I read everything I can about the Mexico-America border. I'm slightly obsessed with it- partially due to the first trip I spent in Mexico, where we studied border issues in depth. It's not really fair to speak of Mexico without the context of the United States and/or the border, and honestly, it's not really fair to talk about the United States without talking about Mexico. A whole lot of us (me included) live in what used to be Mexico (now referred to by people in the Chicano Movement as "Aztlan"), which was surrendered/taken/stolen by the US after the Spanish/American war in 1848. (See this dramatic map). It's a whole lot of white/colonial/American privilege that most people in el norte don't even know about this. And much more recently, a whole lot of incredibly destructive policies have created a push/pull situation where Mexican are both enticed to the United States and forced to look elsewhere for their income. This isn't a history lesson, so I'm not going to discuss all of these factors, or the US policy's back and forth ambivalence- sure, we'll take 'um, under these conditions, to "no way, Jose" (get it?), to "ok, we'll look the other way, someone's gotta do our dirty work," to half-hearted stimulus packages on the border. That's another story (and probably another book review).
One part of the story is that the Powers that Be in the United States have made it virtually impossible to cross the border in any of the major reasonable places to cross the border: San Deigo, Nogales, El Paso. This, in the name of the years of the "No way, Jose," policy. The ongoing militarization of the border (expanded exponentially since 9/11 with the merging of the US/Mexico border into the (creepy) Homeland Security department means that it gets harder and harder for immigrants to come into the US without (very difficult to come by) paperwork. But this hasn't stopped them from coming- the numbers of people crossing the border continues to increase, as the dangers of crossing increases. As Urrea writes, the fact that the dangers increase means that the likelihood of returning to Mexico decreases. Who wants to risk their lives multiple times?

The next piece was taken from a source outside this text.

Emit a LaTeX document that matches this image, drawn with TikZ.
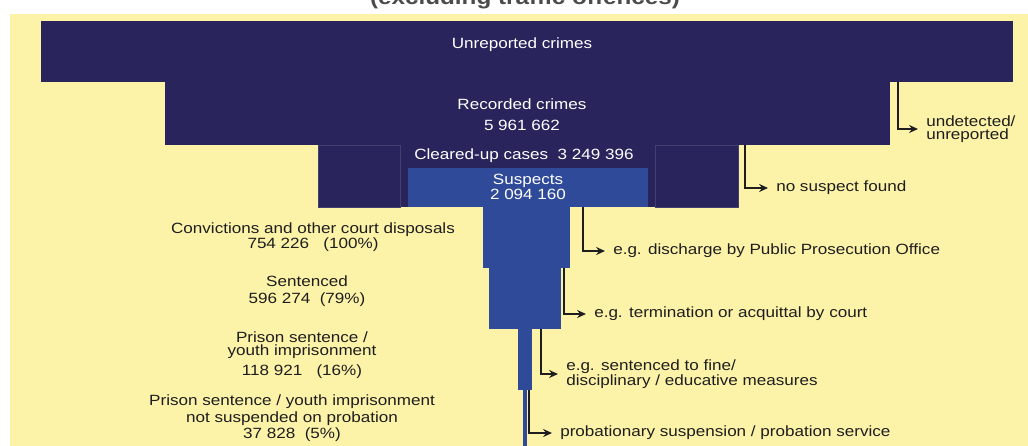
\documentclass[tikz,border=0pt]{standalone}
\usepackage{fontspec}
\setmainfont{Liberation Sans}[FakeStretch=1.15]
\usepackage{tikz}
\usetikzlibrary{arrows.meta}
\definecolor{paper}{HTML}{FCF3A9}
\definecolor{navy}{HTML}{29255C}
\definecolor{steel}{HTML}{2F4A98}
\definecolor{ink}{HTML}{1E1E1E}

\begin{document}
\begin{tikzpicture}
[x=0.02cm,y=-0.02cm
,blk/.style={fill=navy}
,stem/.style={fill=steel}
,seam/.style={draw=navy!88!white,line width=0.3pt}
,txt/.style={font=\fontsize{8.45}{7.6}\selectfont,inner sep=0pt}
,wl/.style={txt,text=white,align=center}
,lbl/.style={txt,text=ink,align=center}
,rl/.style={txt,text=ink,anchor=west,align=left,inner xsep=4.5pt}
,be/.style={draw=ink,line width=1.1pt,arrows={-Stealth[length=5pt,width=4.5pt]}}
]
\useasboundingbox (0,0) rectangle (1028,446);
\clip (0,0) rectangle (1028,446);
\fill[white] (0,0) rectangle (1028,446);
\node[font=\bfseries\fontsize{12}{12}\selectfont,text=ink!80!white,anchor=base] (title) at (525,5) {(excluding traffic offences)};
\fill[paper] (10,14) rectangle (1028,446);
% funnel
\fill[blk] (41,21) rectangle (1013,82);
\fill[blk] (165,82) rectangle (890,145);
\fill[blk] (318,145) rectangle (738,207);
\draw[seam] (318,145) rectangle (400,207);
\draw[seam] (655,145) rectangle (738,207);
\fill[stem] (408,168) rectangle (648,207);
\fill[stem] (483,207) rectangle (570,268);
\fill[stem] (489,268) rectangle (561,329);
\fill[stem] (518,329) rectangle (532,390);
\fill[stem] (523,390) rectangle (527,446);
% texts in the funnel
\node[wl] (unrep) at (522,45) {Unreported crimes};
\node[wl] (rec) at (522,115) {Recorded crimes\\[4.5pt]5 961 662};
\node[wl] (clear) at (524,156) {Cleared-up cases\ \ 3 249 396};
\node[wl] (susp) at (528,187) {Suspects\\2 094 160};
% left labels
\node[lbl] (conv) at (313,237) {Convictions and other court disposals\\754 226\ \ \ (100\%)};
\node[lbl] (sent) at (307,291) {Sentenced\\[2pt]596 274\ \ (79\%)};
\node[lbl] (prison) at (302,355) {Prison sentence /\\youth imprisonment\\[2pt]118 921\ \ \ (16\%)};
\node[lbl] (nosusp) at (292,418) {Prison sentence / youth imprisonment\\[0.8pt]not suspended on probation\\[0.3pt]37 828\ \ (5\%)};
% right labels
\node[rl] (undet) at (918,129) {undetected/\\unreported};
\node[rl] (nofound) at (768,188) {no suspect found};
\node[rl] (disch) at (605,251) {e.g. discharge by Public Prosecution Office};
\node[rl] (termin) at (586,314) {e.g. termination or acquittal by court};
\node[rl] (fine) at (558,374) {e.g. sentenced to fine/\\disciplinary / educative measures};
\node[rl] (probat) at (552,433) {probationary suspension / probation service};
% drop-off points
\coordinate (d1) at (898,82);
\coordinate (d2) at (745,145);
\coordinate (d3) at (583,207);
\coordinate (d4) at (564,268);
\coordinate (d5) at (541,329);
\coordinate (d6) at (529,390);
\draw[be] (d1) |- (undet.west);
\draw[be] (d2) |- (nofound.west);
\draw[be] (d3) |- (disch.west);
\draw[be] (d4) |- (termin.west);
\draw[be] (d5) |- (fine.west);
\draw[be] (d6) |- (probat.west);
\end{tikzpicture}
\end{document}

By the time you get to the end of Urrea's book about the "Tucson 14," as they're sometimes called, you'd wonder who would want to risk their lives to come to El Norte at all. On the other hand, the genius of "The Devil's Highway" is that you understand totally. The close-to-30 men who came through the desert (all of home who suffered, 14 (at least) who died), came because they wanted a better life, which the United States, via some shady men, promised them. Even the shady coyotes who led the men to their deaths were human- they come across as men who also wanted better lives, and only got into being coyotes as a business venture, not as prey animals picking the carcasses of the weak, innocent Mexican campesinos. Surprisingly, even the Border Patrol agents come across as human- they spring into action to rescue the dying men, and although have an inter-agency spat about what to call the incident, even come up with fixes to help avoid this in the future.
Bottom line, this is a gripping book. People suffer and die. "Aliens" suffer and die. "Illegals" suffer and die. I can't imaginen reading this book and still believing crossers are "aliens." Or that they really are a threat to the "American way of life." These are not terrorists- in fact, Border Patrol agents repeatedly dismiss the idea that they are staving off any future terrorist attack. Urrea is a convincing documenter of the tragedy that is the relationship between Mexico and the United States, almost without documenting it all. Although this is almost an action book, it's a stark commentary on what we've become, on what the United States is doing to Mexico, and to MExicans. Read it and weep.